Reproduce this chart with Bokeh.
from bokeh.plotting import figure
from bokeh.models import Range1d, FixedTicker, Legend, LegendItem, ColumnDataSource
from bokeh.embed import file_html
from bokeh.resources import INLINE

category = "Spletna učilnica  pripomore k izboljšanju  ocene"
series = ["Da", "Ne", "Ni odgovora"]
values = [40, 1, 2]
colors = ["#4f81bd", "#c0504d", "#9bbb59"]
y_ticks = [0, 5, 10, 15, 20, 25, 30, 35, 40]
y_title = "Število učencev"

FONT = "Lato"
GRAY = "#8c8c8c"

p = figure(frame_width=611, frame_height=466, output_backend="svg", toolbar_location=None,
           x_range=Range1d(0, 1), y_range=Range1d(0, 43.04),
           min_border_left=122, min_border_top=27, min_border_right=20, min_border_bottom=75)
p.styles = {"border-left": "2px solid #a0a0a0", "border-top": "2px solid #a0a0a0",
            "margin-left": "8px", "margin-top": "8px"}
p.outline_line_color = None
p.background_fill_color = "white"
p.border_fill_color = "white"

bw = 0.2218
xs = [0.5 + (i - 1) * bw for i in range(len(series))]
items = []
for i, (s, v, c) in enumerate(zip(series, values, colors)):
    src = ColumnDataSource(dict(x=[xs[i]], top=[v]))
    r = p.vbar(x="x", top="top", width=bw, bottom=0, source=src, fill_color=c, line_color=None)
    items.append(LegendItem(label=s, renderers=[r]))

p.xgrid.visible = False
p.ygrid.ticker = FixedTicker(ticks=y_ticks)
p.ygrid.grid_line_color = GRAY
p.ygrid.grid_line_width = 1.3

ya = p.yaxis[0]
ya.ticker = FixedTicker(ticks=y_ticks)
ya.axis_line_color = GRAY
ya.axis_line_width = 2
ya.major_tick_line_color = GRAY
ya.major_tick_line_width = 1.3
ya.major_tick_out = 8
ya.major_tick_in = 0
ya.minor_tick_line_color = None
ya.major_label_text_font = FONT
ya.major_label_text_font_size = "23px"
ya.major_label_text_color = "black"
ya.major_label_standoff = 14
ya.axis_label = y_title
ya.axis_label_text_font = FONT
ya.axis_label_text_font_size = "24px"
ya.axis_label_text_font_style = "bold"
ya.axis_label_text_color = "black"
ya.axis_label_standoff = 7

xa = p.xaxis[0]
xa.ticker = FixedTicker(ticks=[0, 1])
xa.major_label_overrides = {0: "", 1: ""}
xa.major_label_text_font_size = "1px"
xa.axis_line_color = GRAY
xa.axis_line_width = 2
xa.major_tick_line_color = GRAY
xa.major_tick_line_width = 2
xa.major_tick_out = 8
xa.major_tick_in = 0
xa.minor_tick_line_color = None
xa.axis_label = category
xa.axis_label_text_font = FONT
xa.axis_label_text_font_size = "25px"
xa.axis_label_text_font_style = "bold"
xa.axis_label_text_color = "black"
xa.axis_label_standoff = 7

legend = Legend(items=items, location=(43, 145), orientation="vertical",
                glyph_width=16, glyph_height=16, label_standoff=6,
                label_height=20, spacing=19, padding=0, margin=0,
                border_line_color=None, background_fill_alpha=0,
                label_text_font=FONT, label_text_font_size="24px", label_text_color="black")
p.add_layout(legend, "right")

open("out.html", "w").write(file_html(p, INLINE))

= = = = =

→ EXERCISE DIRECTIONS
Extract the data in full. Keep it word for word.

→ TASK RESPONSE
Reproduce this chart with Bokeh.
from bokeh.plotting import figure
from bokeh.models import Range1d, FixedTicker, Legend, LegendItem, ColumnDataSource
from bokeh.embed import file_html
from bokeh.resources import INLINE

category = "Spletna učilnica  pripomore k izboljšanju  ocene"
series = ["Da", "Ne", "Ni odgovora"]
values = [40, 1, 2]
colors = ["#4f81bd", "#c0504d", "#9bbb59"]
y_ticks = [0, 5, 10, 15, 20, 25, 30, 35, 40]
y_title = "Število učencev"

FONT = "Lato"
GRAY = "#8c8c8c"

p = figure(frame_width=611, frame_height=466, output_backend="svg", toolbar_location=None,
           x_range=Range1d(0, 1), y_range=Range1d(0, 43.04),
           min_border_left=122, min_border_top=27, min_border_right=20, min_border_bottom=75)
p.styles = {"border-left": "2px solid #a0a0a0", "border-top": "2px solid #a0a0a0",
            "margin-left": "8px", "margin-top": "8px"}
p.outline_line_color = None
p.background_fill_color = "white"
p.border_fill_color = "white"

bw = 0.2218
xs = [0.5 + (i - 1) * bw for i in range(len(series))]
items = []
for i, (s, v, c) in enumerate(zip(series, values, colors)):
    src = ColumnDataSource(dict(x=[xs[i]], top=[v]))
    r = p.vbar(x="x", top="top", width=bw, bottom=0, source=src, fill_color=c, line_color=None)
    items.append(LegendItem(label=s, renderers=[r]))

p.xgrid.visible = False
p.ygrid.ticker = FixedTicker(ticks=y_ticks)
p.ygrid.grid_line_color = GRAY
p.ygrid.grid_line_width = 1.3

ya = p.yaxis[0]
ya.ticker = FixedTicker(ticks=y_ticks)
ya.axis_line_color = GRAY
ya.axis_line_width = 2
ya.major_tick_line_color = GRAY
ya.major_tick_line_width = 1.3
ya.major_tick_out = 8
ya.major_tick_in = 0
ya.minor_tick_line_color = None
ya.major_label_text_font = FONT
ya.major_label_text_font_size = "23px"
ya.major_label_text_color = "black"
ya.major_label_standoff = 14
ya.axis_label = y_title
ya.axis_label_text_font = FONT
ya.axis_label_text_font_size = "24px"
ya.axis_label_text_font_style = "bold"
ya.axis_label_text_color = "black"
ya.axis_label_standoff = 7

xa = p.xaxis[0]
xa.ticker = FixedTicker(ticks=[0, 1])
xa.major_label_overrides = {0: "", 1: ""}
xa.major_label_text_font_size = "1px"
xa.axis_line_color = GRAY
xa.axis_line_width = 2
xa.major_tick_line_color = GRAY
xa.major_tick_line_width = 2
xa.major_tick_out = 8
xa.major_tick_in = 0
xa.minor_tick_line_color = None
xa.axis_label = category
xa.axis_label_text_font = FONT
xa.axis_label_text_font_size = "25px"
xa.axis_label_text_font_style = "bold"
xa.axis_label_text_color = "black"
xa.axis_label_standoff = 7

legend = Legend(items=items, location=(43, 145), orientation="vertical",
                glyph_width=16, glyph_height=16, label_standoff=6,
                label_height=20, spacing=19, padding=0, margin=0,
                border_line_color=None, background_fill_alpha=0,
                label_text_font=FONT, label_text_font_size="24px", label_text_color="black")
p.add_layout(legend, "right")

open("out.html", "w").write(file_html(p, INLINE))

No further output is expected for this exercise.